## Set exercise
Nothing outside the lines from the one containing "Output the component" through the one containing "const minmaxLevel = 0;" should be copied, and no pictures either. Copy those lines exactly.

## Input records
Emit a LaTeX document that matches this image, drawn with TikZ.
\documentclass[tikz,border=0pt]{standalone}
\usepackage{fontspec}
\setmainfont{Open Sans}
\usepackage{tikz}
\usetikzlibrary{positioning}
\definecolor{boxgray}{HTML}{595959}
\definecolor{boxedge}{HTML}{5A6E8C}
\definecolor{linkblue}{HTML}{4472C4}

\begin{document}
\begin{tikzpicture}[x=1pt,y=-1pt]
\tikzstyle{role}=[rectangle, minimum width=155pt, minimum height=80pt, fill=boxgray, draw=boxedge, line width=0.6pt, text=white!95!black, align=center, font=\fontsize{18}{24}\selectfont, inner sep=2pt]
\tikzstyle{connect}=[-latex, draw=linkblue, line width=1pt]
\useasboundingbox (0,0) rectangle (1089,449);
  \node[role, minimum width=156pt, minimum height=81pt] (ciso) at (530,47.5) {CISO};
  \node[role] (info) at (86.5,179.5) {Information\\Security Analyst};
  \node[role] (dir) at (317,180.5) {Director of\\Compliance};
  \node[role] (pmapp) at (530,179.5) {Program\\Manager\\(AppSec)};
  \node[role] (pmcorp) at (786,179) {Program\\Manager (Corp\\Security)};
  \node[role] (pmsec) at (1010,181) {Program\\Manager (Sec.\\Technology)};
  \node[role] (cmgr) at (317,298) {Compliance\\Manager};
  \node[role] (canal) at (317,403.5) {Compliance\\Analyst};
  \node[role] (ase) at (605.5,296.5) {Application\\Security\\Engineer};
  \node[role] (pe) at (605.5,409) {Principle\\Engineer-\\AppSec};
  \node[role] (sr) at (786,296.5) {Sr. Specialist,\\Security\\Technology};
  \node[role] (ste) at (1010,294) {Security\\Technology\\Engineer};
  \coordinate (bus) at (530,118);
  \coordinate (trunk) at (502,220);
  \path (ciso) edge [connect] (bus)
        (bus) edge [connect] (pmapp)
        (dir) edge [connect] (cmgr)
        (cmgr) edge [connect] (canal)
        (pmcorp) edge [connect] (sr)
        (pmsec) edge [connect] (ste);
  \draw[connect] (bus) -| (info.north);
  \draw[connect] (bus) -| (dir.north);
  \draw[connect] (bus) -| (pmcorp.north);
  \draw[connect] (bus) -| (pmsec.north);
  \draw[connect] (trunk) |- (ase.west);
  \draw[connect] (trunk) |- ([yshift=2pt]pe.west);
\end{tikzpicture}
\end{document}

--

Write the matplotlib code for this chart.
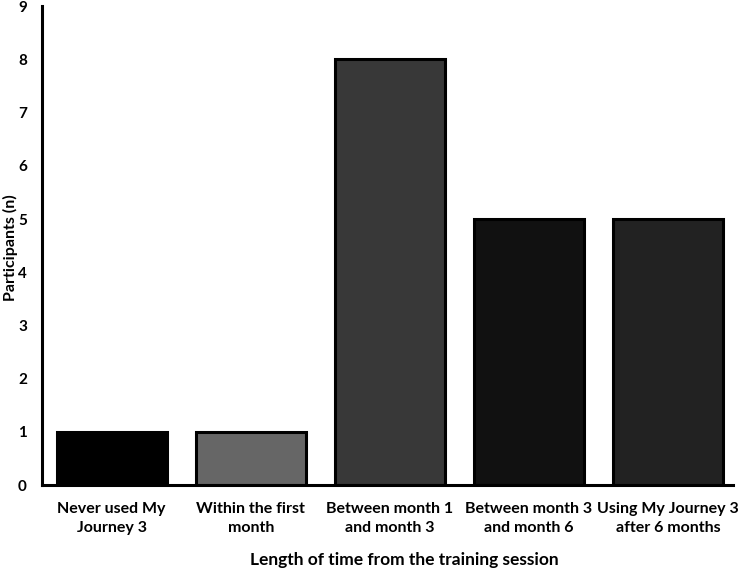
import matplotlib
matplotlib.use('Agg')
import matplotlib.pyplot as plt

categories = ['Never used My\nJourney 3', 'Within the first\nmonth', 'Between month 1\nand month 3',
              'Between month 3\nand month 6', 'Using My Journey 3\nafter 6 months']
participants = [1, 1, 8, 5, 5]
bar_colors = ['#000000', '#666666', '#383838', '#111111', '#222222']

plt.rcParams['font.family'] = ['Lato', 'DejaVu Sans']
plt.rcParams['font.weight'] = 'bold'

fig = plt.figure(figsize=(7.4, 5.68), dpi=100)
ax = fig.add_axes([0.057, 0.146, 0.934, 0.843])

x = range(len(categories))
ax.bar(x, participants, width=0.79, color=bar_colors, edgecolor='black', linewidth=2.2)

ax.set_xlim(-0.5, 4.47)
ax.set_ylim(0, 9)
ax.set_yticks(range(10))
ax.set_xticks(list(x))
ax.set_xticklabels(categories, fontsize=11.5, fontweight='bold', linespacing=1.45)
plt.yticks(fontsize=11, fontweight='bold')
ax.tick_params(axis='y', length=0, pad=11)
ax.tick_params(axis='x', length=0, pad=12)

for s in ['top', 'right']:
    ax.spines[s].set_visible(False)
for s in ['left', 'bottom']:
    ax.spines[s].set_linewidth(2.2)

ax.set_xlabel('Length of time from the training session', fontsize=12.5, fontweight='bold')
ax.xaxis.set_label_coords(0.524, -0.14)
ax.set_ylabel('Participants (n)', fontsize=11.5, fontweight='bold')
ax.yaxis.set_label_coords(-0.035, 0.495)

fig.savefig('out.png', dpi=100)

--

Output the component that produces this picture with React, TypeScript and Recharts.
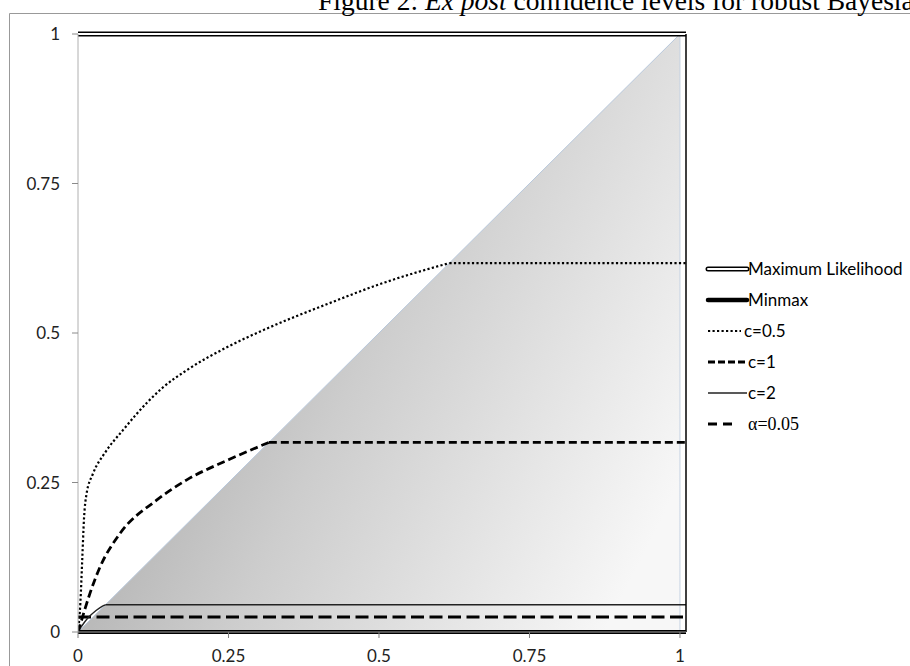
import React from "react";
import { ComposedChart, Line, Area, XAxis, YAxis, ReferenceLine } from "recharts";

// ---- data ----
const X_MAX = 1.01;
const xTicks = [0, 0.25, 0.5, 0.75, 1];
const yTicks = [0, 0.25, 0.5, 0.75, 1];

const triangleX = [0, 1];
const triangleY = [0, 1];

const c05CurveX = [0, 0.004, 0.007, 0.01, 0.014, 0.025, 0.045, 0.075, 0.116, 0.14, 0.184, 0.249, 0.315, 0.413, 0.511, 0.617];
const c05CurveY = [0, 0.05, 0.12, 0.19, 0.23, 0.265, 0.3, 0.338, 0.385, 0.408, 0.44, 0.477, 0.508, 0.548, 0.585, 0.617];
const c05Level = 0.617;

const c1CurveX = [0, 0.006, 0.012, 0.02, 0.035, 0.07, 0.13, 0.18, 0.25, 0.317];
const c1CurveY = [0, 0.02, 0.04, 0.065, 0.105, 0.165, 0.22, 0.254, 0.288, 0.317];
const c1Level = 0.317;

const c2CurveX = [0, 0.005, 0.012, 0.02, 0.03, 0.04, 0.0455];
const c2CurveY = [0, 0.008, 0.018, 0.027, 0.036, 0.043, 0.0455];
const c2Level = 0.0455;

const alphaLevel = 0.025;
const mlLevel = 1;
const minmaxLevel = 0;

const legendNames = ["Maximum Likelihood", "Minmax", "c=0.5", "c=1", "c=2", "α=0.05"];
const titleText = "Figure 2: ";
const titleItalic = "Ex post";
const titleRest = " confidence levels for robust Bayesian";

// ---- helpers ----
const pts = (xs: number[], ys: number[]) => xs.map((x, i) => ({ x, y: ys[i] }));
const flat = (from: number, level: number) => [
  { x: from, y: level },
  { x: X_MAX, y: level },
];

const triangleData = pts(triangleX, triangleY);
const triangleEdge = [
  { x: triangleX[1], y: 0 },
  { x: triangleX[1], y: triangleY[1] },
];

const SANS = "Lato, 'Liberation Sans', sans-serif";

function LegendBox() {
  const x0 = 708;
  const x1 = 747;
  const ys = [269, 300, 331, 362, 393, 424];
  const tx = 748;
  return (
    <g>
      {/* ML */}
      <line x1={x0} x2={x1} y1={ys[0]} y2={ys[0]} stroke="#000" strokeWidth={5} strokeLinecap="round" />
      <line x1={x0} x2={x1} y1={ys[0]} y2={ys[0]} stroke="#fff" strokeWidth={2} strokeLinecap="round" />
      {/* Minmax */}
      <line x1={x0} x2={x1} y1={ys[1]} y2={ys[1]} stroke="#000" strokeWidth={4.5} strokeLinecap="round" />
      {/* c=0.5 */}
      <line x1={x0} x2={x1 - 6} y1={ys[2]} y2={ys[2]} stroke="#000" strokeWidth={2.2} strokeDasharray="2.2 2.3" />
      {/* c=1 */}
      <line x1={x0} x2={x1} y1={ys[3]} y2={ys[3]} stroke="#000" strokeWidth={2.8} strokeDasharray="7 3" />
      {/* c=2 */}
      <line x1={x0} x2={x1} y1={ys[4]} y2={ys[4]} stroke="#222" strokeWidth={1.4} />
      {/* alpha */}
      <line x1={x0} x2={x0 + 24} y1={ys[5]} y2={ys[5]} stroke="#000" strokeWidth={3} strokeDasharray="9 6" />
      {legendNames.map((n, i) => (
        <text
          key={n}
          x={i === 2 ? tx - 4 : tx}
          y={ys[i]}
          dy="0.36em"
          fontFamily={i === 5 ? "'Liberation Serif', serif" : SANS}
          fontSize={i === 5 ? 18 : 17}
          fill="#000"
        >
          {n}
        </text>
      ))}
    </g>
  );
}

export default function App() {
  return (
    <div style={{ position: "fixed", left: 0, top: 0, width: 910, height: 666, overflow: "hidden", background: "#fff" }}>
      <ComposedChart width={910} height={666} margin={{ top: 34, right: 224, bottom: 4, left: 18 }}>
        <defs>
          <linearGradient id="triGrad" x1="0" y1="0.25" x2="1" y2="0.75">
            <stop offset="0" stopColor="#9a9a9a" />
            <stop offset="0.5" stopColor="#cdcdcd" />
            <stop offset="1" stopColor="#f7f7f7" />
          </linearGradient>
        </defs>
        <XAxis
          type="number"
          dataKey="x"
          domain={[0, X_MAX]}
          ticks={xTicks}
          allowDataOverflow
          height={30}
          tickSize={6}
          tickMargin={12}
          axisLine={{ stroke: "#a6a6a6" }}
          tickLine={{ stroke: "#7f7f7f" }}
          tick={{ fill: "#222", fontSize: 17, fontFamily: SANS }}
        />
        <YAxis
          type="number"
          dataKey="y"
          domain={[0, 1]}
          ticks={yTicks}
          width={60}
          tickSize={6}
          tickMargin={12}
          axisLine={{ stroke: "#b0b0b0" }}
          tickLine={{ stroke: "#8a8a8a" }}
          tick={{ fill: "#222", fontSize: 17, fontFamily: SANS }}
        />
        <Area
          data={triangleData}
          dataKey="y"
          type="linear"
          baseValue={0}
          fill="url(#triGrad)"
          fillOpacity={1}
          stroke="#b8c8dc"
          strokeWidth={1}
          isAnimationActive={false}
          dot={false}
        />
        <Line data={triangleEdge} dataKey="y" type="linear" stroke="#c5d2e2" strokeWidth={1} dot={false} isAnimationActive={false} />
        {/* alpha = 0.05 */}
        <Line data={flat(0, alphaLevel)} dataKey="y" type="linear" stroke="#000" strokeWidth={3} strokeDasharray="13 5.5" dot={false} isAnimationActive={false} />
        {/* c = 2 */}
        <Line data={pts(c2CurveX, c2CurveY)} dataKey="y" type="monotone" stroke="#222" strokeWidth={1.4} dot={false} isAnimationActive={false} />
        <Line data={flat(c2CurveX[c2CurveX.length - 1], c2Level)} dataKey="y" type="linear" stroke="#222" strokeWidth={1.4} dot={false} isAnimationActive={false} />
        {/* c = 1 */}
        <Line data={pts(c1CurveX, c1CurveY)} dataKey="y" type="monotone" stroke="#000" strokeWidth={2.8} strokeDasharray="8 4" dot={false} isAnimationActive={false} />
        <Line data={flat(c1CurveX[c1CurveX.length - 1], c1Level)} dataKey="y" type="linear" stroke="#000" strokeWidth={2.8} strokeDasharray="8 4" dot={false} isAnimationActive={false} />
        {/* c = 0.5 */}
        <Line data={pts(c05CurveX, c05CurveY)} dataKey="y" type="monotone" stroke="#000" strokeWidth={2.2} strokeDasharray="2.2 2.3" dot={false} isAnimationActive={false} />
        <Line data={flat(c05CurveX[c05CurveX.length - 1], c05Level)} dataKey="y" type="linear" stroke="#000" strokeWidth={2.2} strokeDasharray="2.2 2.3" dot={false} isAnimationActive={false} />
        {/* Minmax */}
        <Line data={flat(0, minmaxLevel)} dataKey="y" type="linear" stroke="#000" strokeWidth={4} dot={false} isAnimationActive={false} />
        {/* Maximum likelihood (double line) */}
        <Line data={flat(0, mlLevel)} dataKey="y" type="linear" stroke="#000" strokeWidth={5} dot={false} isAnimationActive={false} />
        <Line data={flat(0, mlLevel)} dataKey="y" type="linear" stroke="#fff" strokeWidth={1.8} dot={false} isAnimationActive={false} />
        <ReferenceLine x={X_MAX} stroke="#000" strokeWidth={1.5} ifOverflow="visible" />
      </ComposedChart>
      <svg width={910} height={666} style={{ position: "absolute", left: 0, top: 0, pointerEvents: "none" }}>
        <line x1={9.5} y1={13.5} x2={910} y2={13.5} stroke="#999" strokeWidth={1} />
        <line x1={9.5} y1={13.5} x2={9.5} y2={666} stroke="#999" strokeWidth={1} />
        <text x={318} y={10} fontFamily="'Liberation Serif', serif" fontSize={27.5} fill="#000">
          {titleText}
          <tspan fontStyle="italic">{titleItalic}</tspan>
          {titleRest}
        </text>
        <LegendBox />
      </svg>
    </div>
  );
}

## Response
Output the component that produces this picture with React, TypeScript and Recharts.
import React from "react";
import { ComposedChart, Line, Area, XAxis, YAxis, ReferenceLine } from "recharts";

// ---- data ----
const X_MAX = 1.01;
const xTicks = [0, 0.25, 0.5, 0.75, 1];
const yTicks = [0, 0.25, 0.5, 0.75, 1];

const triangleX = [0, 1];
const triangleY = [0, 1];

const c05CurveX = [0, 0.004, 0.007, 0.01, 0.014, 0.025, 0.045, 0.075, 0.116, 0.14, 0.184, 0.249, 0.315, 0.413, 0.511, 0.617];
const c05CurveY = [0, 0.05, 0.12, 0.19, 0.23, 0.265, 0.3, 0.338, 0.385, 0.408, 0.44, 0.477, 0.508, 0.548, 0.585, 0.617];
const c05Level = 0.617;

const c1CurveX = [0, 0.006, 0.012, 0.02, 0.035, 0.07, 0.13, 0.18, 0.25, 0.317];
const c1CurveY = [0, 0.02, 0.04, 0.065, 0.105, 0.165, 0.22, 0.254, 0.288, 0.317];
const c1Level = 0.317;

const c2CurveX = [0, 0.005, 0.012, 0.02, 0.03, 0.04, 0.0455];
const c2CurveY = [0, 0.008, 0.018, 0.027, 0.036, 0.043, 0.0455];
const c2Level = 0.0455;

const alphaLevel = 0.025;
const mlLevel = 1;
const minmaxLevel = 0;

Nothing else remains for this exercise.